— Description of the task —
Please, without the pictures, retype exactly the lines from the start of the material through the line that holds "import * as d3 from 'd3'".
____
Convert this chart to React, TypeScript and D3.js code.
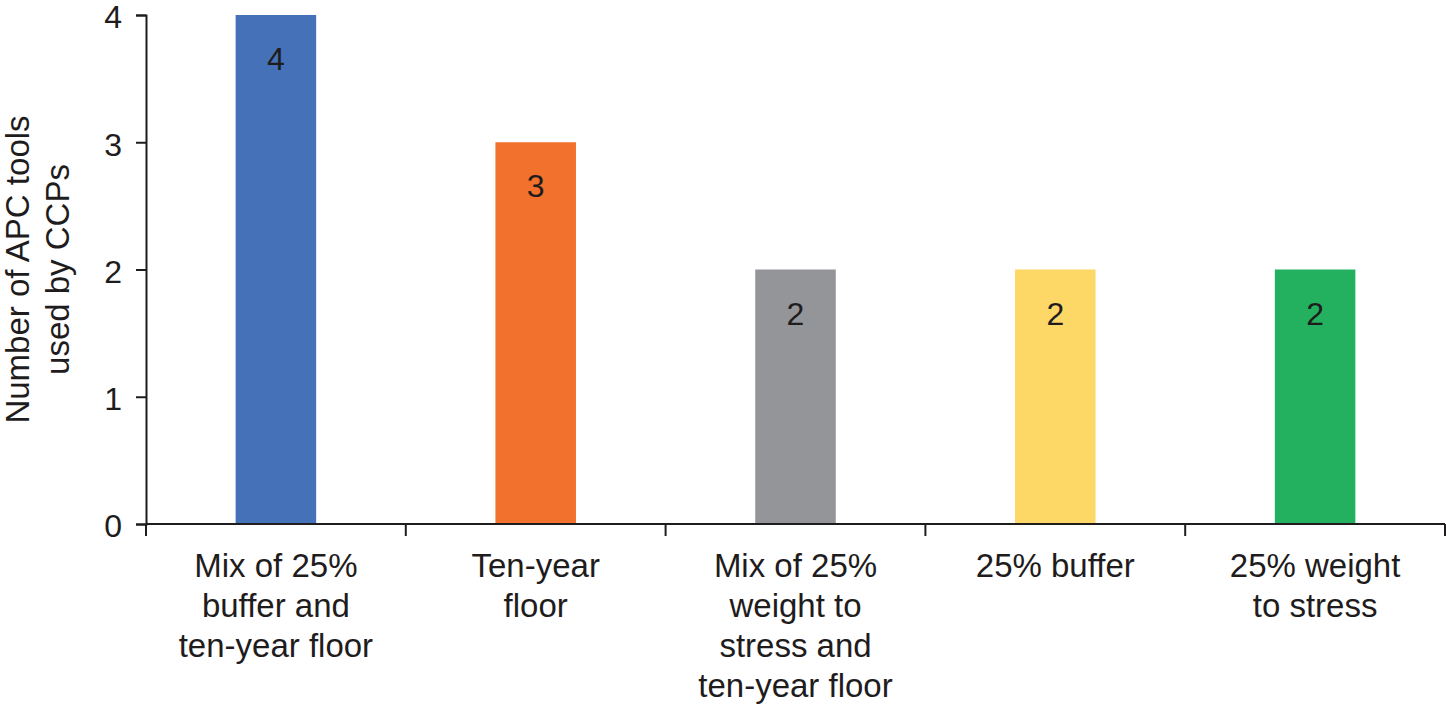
import { useEffect, useRef } from 'react'
import * as d3 from 'd3'

const categories = [
  ['Mix of 25%', 'buffer and', 'ten-year floor'],
  ['Ten-year', 'floor'],
  ['Mix of 25%', 'weight to', 'stress and', 'ten-year floor'],
  ['25% buffer'],
  ['25% weight', 'to stress'],
]
const values = [4, 3, 2, 2, 2]
const colors = ['#4571B8', '#F1712D', '#939598', '#FDD867', '#23B15F']
const yTicks = [0, 1, 2, 3, 4]
const yLabel = ['Number of APC tools', 'used by CCPs']

const W = 1446
const H = 708
const MARGIN = { top: 15, right: 1, bottom: 184, left: 146 }
const FONT = '"Liberation Sans", Arial, Helvetica, sans-serif'
const TEXT = '#1f1c1d'

export default function App() {
  const svgRef = useRef<SVGSVGElement>(null)

  useEffect(() => {
    const svgEl = svgRef.current
    if (!svgEl) return
    const svg = d3.select(svgEl)
    svg.selectAll('*').remove()

    const innerWidth = W - MARGIN.left - MARGIN.right
    const innerHeight = H - MARGIN.top - MARGIN.bottom

    const g = svg.append('g').attr('transform', `translate(${MARGIN.left},${MARGIN.top})`)

    const idx = values.map((_, i) => i)
    const x = d3.scaleBand<number>().domain(idx).range([0, innerWidth]).paddingInner(0.69).paddingOuter(0.345)
    const xOuter = d3.scaleBand<number>().domain(idx).range([0, innerWidth])
    const y = d3.scaleLinear([0, 4], [innerHeight, 0])

    // ── Bars ──────────────────────────────────────────────
    g.selectAll('rect.bar')
      .data(values)
      .join('rect')
      .attr('class', 'bar')
      .attr('x', (_, i) => x(i)!)
      .attr('width', x.bandwidth())
      .attr('y', d => y(d))
      .attr('height', d => innerHeight - y(d))
      .attr('fill', (_, i) => colors[i])

    // value labels inside bars
    g.selectAll('text.val')
      .data(values)
      .join('text')
      .attr('class', 'val')
      .attr('x', (_, i) => x(i)! + x.bandwidth() / 2)
      .attr('y', d => y(d) + 55)
      .attr('text-anchor', 'middle')
      .attr('font-family', FONT).attr('font-size', 32).attr('fill', TEXT)
      .text(d => d)

    // ── Y axis ────────────────────────────────────────────
    g.append('g')
      .call(d3.axisLeft(y).tickValues(yTicks).tickSize(10).tickPadding(14).tickFormat(d3.format('d')))
      .call(ag => ag.select('.domain').attr('stroke', TEXT).attr('stroke-width', 2))
      .call(ag => ag.selectAll('.tick line').attr('stroke', TEXT).attr('stroke-width', 2))
      .call(ag => ag.selectAll('text').attr('fill', TEXT).attr('font-size', 32).attr('font-family', FONT)
        .attr('dy', '0.4em'))

    // ── X axis ────────────────────────────────────────────
    const xg = g.append('g').attr('transform', `translate(0,${innerHeight})`)
    xg.append('line')
      .attr('x1', 0).attr('x2', innerWidth)
      .attr('stroke', TEXT).attr('stroke-width', 2)
    const boundaries = [...idx.map(i => xOuter(i)!), innerWidth]
    xg.selectAll('line.tick')
      .data(boundaries)
      .join('line')
      .attr('class', 'tick')
      .attr('x1', d => d).attr('x2', d => d)
      .attr('y1', 0).attr('y2', 12)
      .attr('stroke', TEXT).attr('stroke-width', 2)

    categories.forEach((lines, i) => {
      const cx = xOuter(i)! + xOuter.bandwidth() / 2
      const t = xg.append('text')
        .attr('text-anchor', 'middle')
        .attr('font-family', FONT).attr('font-size', 33).attr('fill', TEXT)
      lines.forEach((line, li) => {
        t.append('tspan').attr('x', cx).attr('y', 53 + li * 40).text(line)
      })
    })

    // ── Y label ───────────────────────────────────────────
    const yl = svg.append('text')
      .attr('transform', `translate(0,${MARGIN.top + innerHeight / 2}) rotate(-90)`)
      .attr('text-anchor', 'middle')
      .attr('font-family', FONT).attr('font-size', 33).attr('fill', TEXT)
    yLabel.forEach((line, li) => {
      yl.append('tspan').attr('x', 0).attr('y', 29 + li * 40).text(line)
    })
  }, [])

  return (
    <svg
      ref={svgRef}
      width={W}
      height={H}
      style={{ position: 'absolute', left: 0, top: 0, background: '#fff' }}
    />
  )
}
____
— Task output —
Convert this chart to React, TypeScript and D3.js code.
import { useEffect, useRef } from 'react'
import * as d3 from 'd3'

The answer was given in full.